#### [What you have to do]
Repeat all of the material below exactly as written, images excluded.

#### [Data provided]
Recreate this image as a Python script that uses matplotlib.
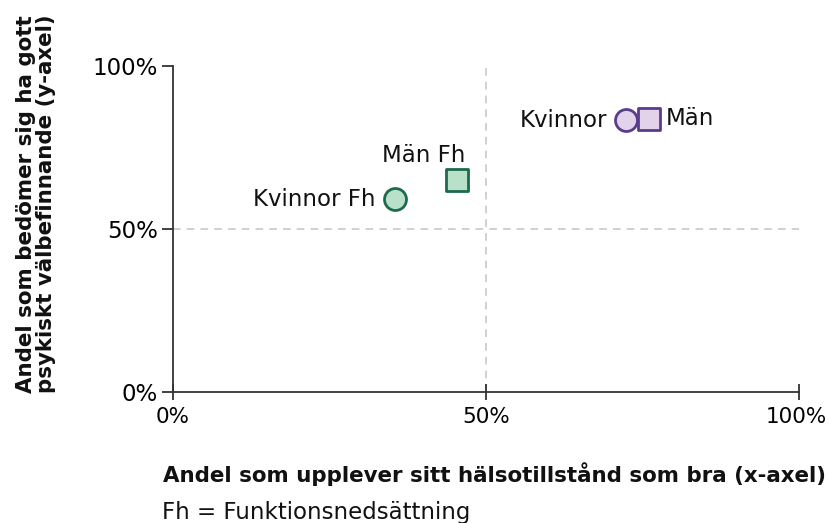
import matplotlib
matplotlib.use("Agg")
import matplotlib.pyplot as plt

labels = ["Kvinnor Fh", "Män Fh", "Kvinnor", "Män"]
x_vals = [35.5, 45.4, 72.3, 76.0]
y_vals = [59.2, 65.0, 83.4, 83.8]
markers = ["o", "s", "o", "s"]
fills = ["#b9e1c9", "#b9e1c9", "#e2d3ea", "#e2d3ea"]
edges = ["#1d6a4d", "#1d6a4d", "#5a3d8a", "#5a3d8a"]
ticks = [0, 50, 100]
tick_labels = ["0%", "50%", "100%"]

plt.rcParams['font.family'] = ['DejaVu Sans']

fig = plt.figure(figsize=(8.29, 5.23), dpi=100)
ax = fig.add_axes([173/829, 1-392/523, 626/829, 326/523])
ax.set_xlim(0, 100)
ax.set_ylim(0, 100)

ax.axvline(50, color="#c4c4c4", lw=1.1, ls=(0, (5, 4)), zorder=0)
ax.axhline(50, color="#c4c4c4", lw=1.1, ls=(0, (5, 4)), zorder=0)

for x, y, m, f, e in zip(x_vals, y_vals, markers, fills, edges):
    ax.scatter([x], [y], marker=m, s=250 if m == "o" else 230, facecolor=f,
               edgecolor=e, linewidth=2, zorder=3, clip_on=False)

fs = 16.5
ax.annotate(labels[0], (x_vals[0], y_vals[0]), xytext=(-14, 0), textcoords="offset points",
            ha="right", va="center", fontsize=fs, color="#111111")
ax.annotate(labels[1], (x_vals[1], y_vals[1]), xytext=(-24, 17.5), textcoords="offset points",
            ha="center", va="center", fontsize=fs, color="#111111")
ax.annotate(labels[2], (x_vals[2], y_vals[2]), xytext=(-13, 0), textcoords="offset points",
            ha="right", va="center", fontsize=fs, color="#111111")
ax.annotate(labels[3], (x_vals[3], y_vals[3]), xytext=(12, 0), textcoords="offset points",
            ha="left", va="center", fontsize=fs, color="#111111")

for s in ["top", "right"]:
    ax.spines[s].set_visible(False)
ax.spines["left"].set_color("#333333")
ax.spines["bottom"].set_color("#333333")
ax.spines["left"].set_linewidth(1.3)
ax.spines["bottom"].set_linewidth(1.3)

ax.set_xticks(ticks)
ax.set_xticklabels(tick_labels, fontsize=15.5)
ax.set_yticks(ticks)
ax.set_yticklabels(tick_labels, fontsize=fs)
ax.tick_params(axis="x", direction="inout", length=12, width=1.3, color="#333333", pad=5)
ax.tick_params(axis="y", direction="out", length=8, width=1.3, color="#333333", pad=3)
xl = ax.get_xticklabels()
xl[-1].set_horizontalalignment("right")
xl[-1].set_x(100)
import matplotlib.transforms as mtransforms
xl[-1].set_transform(xl[-1].get_transform() + mtransforms.ScaledTranslation(28/100, 0, fig.dpi_scale_trans))

fig.text(36/829, 1-204/523, "Andel som bedömer sig ha gott\npsykiskt välbefinnande (y-axel)",
         rotation=90, ha="center", va="center", fontsize=15.4, fontweight="bold",
         color="#111111", linespacing=1.0)
fig.text(163/829, 1-474/523, "Andel som upplever sitt hälsotillstånd som bra (x-axel)",
         ha="left", va="center", fontsize=15.4, fontweight="bold", color="#111111")
fig.text(162/829, 1-512/523, "Fh = Funktionsnedsättning",
         ha="left", va="center", fontsize=16.5, color="#111111")

fig.savefig("out.png", dpi=100)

#### [Written answer]
Recreate this image as a Python script that uses matplotlib.
import matplotlib
matplotlib.use("Agg")
import matplotlib.pyplot as plt

labels = ["Kvinnor Fh", "Män Fh", "Kvinnor", "Män"]
x_vals = [35.5, 45.4, 72.3, 76.0]
y_vals = [59.2, 65.0, 83.4, 83.8]
markers = ["o", "s", "o", "s"]
fills = ["#b9e1c9", "#b9e1c9", "#e2d3ea", "#e2d3ea"]
edges = ["#1d6a4d", "#1d6a4d", "#5a3d8a", "#5a3d8a"]
ticks = [0, 50, 100]
tick_labels = ["0%", "50%", "100%"]

plt.rcParams['font.family'] = ['DejaVu Sans']

fig = plt.figure(figsize=(8.29, 5.23), dpi=100)
ax = fig.add_axes([173/829, 1-392/523, 626/829, 326/523])
ax.set_xlim(0, 100)
ax.set_ylim(0, 100)

ax.axvline(50, color="#c4c4c4", lw=1.1, ls=(0, (5, 4)), zorder=0)
ax.axhline(50, color="#c4c4c4", lw=1.1, ls=(0, (5, 4)), zorder=0)

for x, y, m, f, e in zip(x_vals, y_vals, markers, fills, edges):
    ax.scatter([x], [y], marker=m, s=250 if m == "o" else 230, facecolor=f,
               edgecolor=e, linewidth=2, zorder=3, clip_on=False)

fs = 16.5
ax.annotate(labels[0], (x_vals[0], y_vals[0]), xytext=(-14, 0), textcoords="offset points",
            ha="right", va="center", fontsize=fs, color="#111111")
ax.annotate(labels[1], (x_vals[1], y_vals[1]), xytext=(-24, 17.5), textcoords="offset points",
            ha="center", va="center", fontsize=fs, color="#111111")
ax.annotate(labels[2], (x_vals[2], y_vals[2]), xytext=(-13, 0), textcoords="offset points",
            ha="right", va="center", fontsize=fs, color="#111111")
ax.annotate(labels[3], (x_vals[3], y_vals[3]), xytext=(12, 0), textcoords="offset points",
            ha="left", va="center", fontsize=fs, color="#111111")

for s in ["top", "right"]:
    ax.spines[s].set_visible(False)
ax.spines["left"].set_color("#333333")
ax.spines["bottom"].set_color("#333333")
ax.spines["left"].set_linewidth(1.3)
ax.spines["bottom"].set_linewidth(1.3)

ax.set_xticks(ticks)
ax.set_xticklabels(tick_labels, fontsize=15.5)
ax.set_yticks(ticks)
ax.set_yticklabels(tick_labels, fontsize=fs)
ax.tick_params(axis="x", direction="inout", length=12, width=1.3, color="#333333", pad=5)
ax.tick_params(axis="y", direction="out", length=8, width=1.3, color="#333333", pad=3)
xl = ax.get_xticklabels()
xl[-1].set_horizontalalignment("right")
xl[-1].set_x(100)
import matplotlib.transforms as mtransforms
xl[-1].set_transform(xl[-1].get_transform() + mtransforms.ScaledTranslation(28/100, 0, fig.dpi_scale_trans))

fig.text(36/829, 1-204/523, "Andel som bedömer sig ha gott\npsykiskt välbefinnande (y-axel)",
         rotation=90, ha="center", va="center", fontsize=15.4, fontweight="bold",
         color="#111111", linespacing=1.0)
fig.text(163/829, 1-474/523, "Andel som upplever sitt hälsotillstånd som bra (x-axel)",
         ha="left", va="center", fontsize=15.4, fontweight="bold", color="#111111")
fig.text(162/829, 1-512/523, "Fh = Funktionsnedsättning",
         ha="left", va="center", fontsize=16.5, color="#111111")

fig.savefig("out.png", dpi=100)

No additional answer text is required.